EXTRACT FROM THE FOLLOWING THIRD PARTY SOURCE: Written by: Joe Sandler Clarke for Energy Desk, Greenpeace
The second largest rainforest in the world could become the next frontier in the global palm oil trade as the government of Cameroon considers allowing the expansion of plantations in the country.
SG Sustainable Oils Cameroon (SGSOC) hold a land lease to develop palm oil on 20,000 hectares of land on the fringe of the Congo Basin rainforest and the company is hoping to receive an extended lease on the land.
The news comes as local community members announce they are bringing a case against the firm, with hundreds of farmers accusing the company of failing to respect the “buffer zones” around their farmland.
The emergence of industrial palm oil plantations in the region have sparked concern among local environmentalists.
Home to gorillas, forest elephants and bonobos, as well as more than 1,000 species of birds and 10,000 types of tropical plants, the rainforest spans six countries, covering a little over 40% of Cameroon’s land.
SGSOC has been active in Cameroon for seven years, working at a relatively small scale, but sparking significant controversy.
It originally outlined plans to develop up to 60,000 hectares of land for palm – an area the size of Madrid, but has since backed away from those plans.
When contacted by Greenpeace researchers, SGSOC said the land it had sought had been designated as an “agricultural development zone in 1989”.
In 2012, an EU-funded independent observer of the forestry sector claimed that the company had been clearing forest, without a permit.
More recently, residents in Babensi II village, which overlaps the concession, have complained about their farmland being damaged as part of of SGSOC’s development.

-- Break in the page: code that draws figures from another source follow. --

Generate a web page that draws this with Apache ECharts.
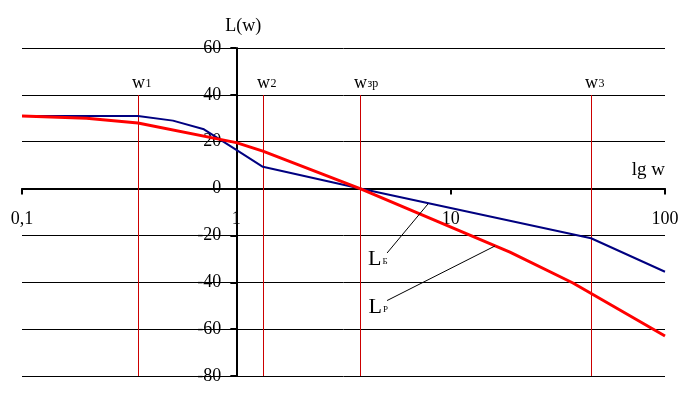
<!DOCTYPE html>
<html>
<head>
<meta charset="utf-8">
<script src="https://cdn.jsdelivr.net/npm/echarts@6/dist/echarts.min.js"></script>
<style>
  html, body { margin: 0; padding: 0; background: #fff; }
  #chart { width: 687px; height: 398px; }
</style>
</head>
<body>
<div id="chart"></div>
<script>
// ЛАХ: базовая (LБ) и желаемая (LР)
const xTicks = [0.1, 1, 10, 100];
const yMin = -80, yMax = 60, yStep = 20;

const baseW = [0.1, 0.3475, 0.506, 0.706, 1.0, 1.33, 3.78, 45.2, 100];
const baseL = [31, 31, 29, 25.3, 16.5, 9.3, 0, -21.2, -35.5];

const desW = [0.1, 0.2, 0.3475, 1.0, 1.33, 3.78, 18.9, 37.2, 100];
const desL = [31, 30, 28, 19.6, 16, 0, -27.1, -40.3, -62.9];

// характерные частоты
const critW = [0.3475, 1.33, 3.78, 45.2];
const critSub = ['1', '2', 'зр', '3'];
const critTop = 40;

// выноски LБ / LР
const tagSub = ['Б', 'Р'];
const tagFrom = [[5.05, -27.5], [5.05, -47.8]];
const tagTo = [[7.83, -6.6], [16.1, -24.5]];

const serif = 'Liberation Serif';
const W = 687, H = 398;
const gridL = 22, gridR = 22, gridT = 48, gridB = 22;
const gridW = W - gridL - gridR;
const gridH = H - gridT - gridB;
const lg = Math.log10;

const chart = echarts.init(document.getElementById('chart'));

// вертикальные линии на характерных частотах + подписи w1, w2 ...
function renderCrit(params, api) {
  const w = api.value(0);
  const top = api.coord([w, critTop]);
  const bot = api.coord([w, yMin]);
  const x = Math.round(top[0]) + 0.5;
  const sub = critSub[params.dataIndex];
  return {
    type: 'group',
    children: [
      {
        type: 'line',
        shape: { x1: x, y1: Math.round(top[1]), x2: x, y2: Math.round(bot[1]) },
        style: { stroke: '#cc0000', lineWidth: 1 }
      },
      {
        type: 'text',
        x: x,
        y: top[1] - 3,
        style: { text: 'w', fontFamily: serif, fontSize: 18, fill: '#000', align: 'center', verticalAlign: 'bottom' }
      },
      {
        type: 'text',
        x: x + 7,
        y: top[1] - 5,
        style: { text: sub, fontFamily: serif, fontSize: 12, fill: '#000', align: 'left', verticalAlign: 'bottom' }
      }
    ]
  };
}

const option = {
  animation: false,
  grid: {
    left: gridL, right: gridR, top: gridT, bottom: gridB,
    containLabel: false, outerBoundsMode: 'none'
  },
  xAxis: {
    type: 'log',
    logBase: 10,
    min: xTicks[0],
    max: xTicks[xTicks.length - 1],
    position: 'bottom',
    // ось абсцисс проходит через L = 0
    offset: -gridH * (0 - yMin) / (yMax - yMin),
    name: 'lg w',
    nameLocation: 'end',
    nameGap: 0,
    nameTextStyle: {
      fontFamily: serif, fontSize: 19, color: '#000',
      align: 'right', verticalAlign: 'bottom', padding: [0, 0, 9, 0]
    },
    axisLine: { onZero: false, lineStyle: { color: '#000', width: 2 } },
    axisTick: { length: 6, lineStyle: { color: '#000', width: 2 } },
    axisLabel: {
      margin: 22, fontFamily: serif, fontSize: 18, color: '#000',
      showMinLabel: true, showMaxLabel: true,
      formatter: v => String(v).replace('.', ',')
    },
    splitLine: { show: false }
  },
  yAxis: {
    type: 'value',
    min: yMin,
    max: yMax,
    interval: yStep,
    position: 'left',
    // ось ординат проходит через w = 1
    offset: -gridW * (lg(1) - lg(xTicks[0])) / (lg(xTicks[3]) - lg(xTicks[0])),
    name: 'L(w)',
    nameLocation: 'end',
    nameGap: 13,
    nameTextStyle: { fontFamily: serif, fontSize: 18, color: '#000', padding: [0, 0, 0, 14] },
    axisLine: { show: true, onZero: false, lineStyle: { color: '#000', width: 2 } },
    axisTick: { show: true, length: 6, lineStyle: { color: '#000', width: 2 } },
    axisLabel: { margin: 15, fontFamily: serif, fontSize: 18, color: '#000', padding: [4, 0, 0, 0] },
    splitLine: { show: true, lineStyle: { color: '#000', width: 1 } }
  },
  series: [
    {
      type: 'custom',
      z: 1,
      silent: true,
      data: critW.map(w => [w, critTop]),
      encode: { x: 0, y: 1 },
      renderItem: renderCrit
    },
    {
      type: 'line',
      data: [],
      z: 2,
      markLine: {
        silent: true,
        symbol: 'none',
        animation: false,
        lineStyle: { color: '#000', width: 1, type: 'solid' },
        label: {
          show: true,
          position: 'start',
          align: 'right',
          verticalAlign: 'top',
          formatter: p => '{L|L}{s|' + p.name + '}',
          rich: {
            L: { fontFamily: serif, fontSize: 22, color: '#000', verticalAlign: 'bottom' },
            s: { fontFamily: serif, fontSize: 9, color: '#000', verticalAlign: 'bottom', padding: [0, 0, 4, 1] }
          }
        },
        data: tagSub.map((s, i) => [
          { coord: tagFrom[i], name: s, label: { distance: i ? [-1, -9] : [-1, -6.5] } },
          { coord: tagTo[i] }
        ])
      }
    },
    {
      name: 'LБ',
      type: 'line',
      data: baseW.map((w, i) => [w, baseL[i]]),
      symbol: 'none',
      z: 3,
      lineStyle: { color: '#000080', width: 2 }
    },
    {
      name: 'LР',
      type: 'line',
      data: desW.map((w, i) => [w, desL[i]]),
      symbol: 'none',
      z: 4,
      lineStyle: { color: '#ff0000', width: 3 }
    }
  ]
};

chart.setOption(option);
</script>
</body>
</html>
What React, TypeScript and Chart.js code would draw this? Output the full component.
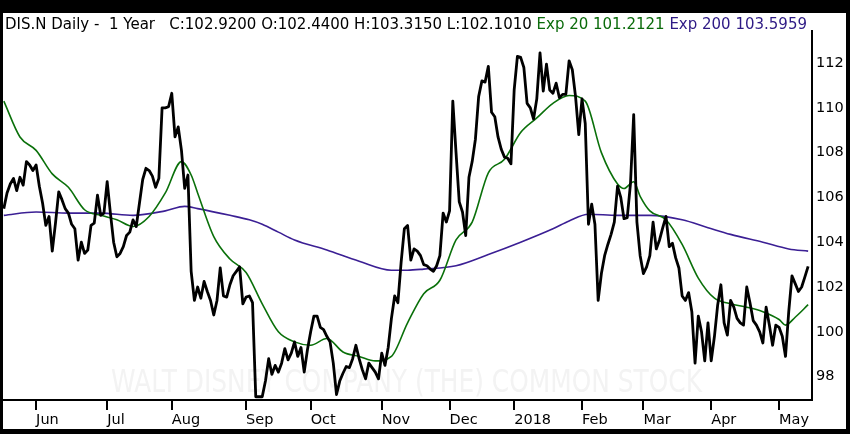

Today, local community members are bringing a case against SGSOC, with hundreds of farmers accusing the company of failing to respect the “buffer zones” around their farmland.
SGSOC rejected these accusations, in a response to Greenpeace researchers.
A spokesperson for the company said: “In accordance with the company’s policy to comply with international standards, SGSOC uses the Free, Prior and lnformed Consent (FPIC) approach in each community it works with. Communities that do not wish to partner with SGSOC were entitled to deny the project access to their lands without threat of repudiation or consequence. For example, 11 Bassosi villages including Babensi II were excluded from the SGSOC project because they rejected it.”
Large scale palm oil operations were a feature of the region during the colonial era and people living in and around the Congo Basin have long had small scale farming and palm oil operations.
But the scale of SGSOC’s current project may represent the arrival of Indonesia-style palm oil industry to the region.
Indonesia’s rainforest has been ravaged for the last two decades by a poorly regulated palm oil and logging industry.
The huge forest fires that cause devastating pollution across South-East Asia each year have been blamed on practises linked to the palm oil sector, such as land clearance and developing plantations on highly flammable peatland.
Though the Congo basin does not have the same soil, the expansion of industrial palm-oil farming to the region could herald a sea-change in deforestation.
SGSOC first entered the country in 2009 as a subsidiary of United States agribusiness firm Herakles Farm, but has operated as an independent local corporation since 2015.
The company now faces an anxious wait, as its provisional lease to develop the 20,000 hectares runs out in November.
The Cameroon government will then make a decision about whether to cancel or extend the project. The international palm oil sector will be watching developments with interest.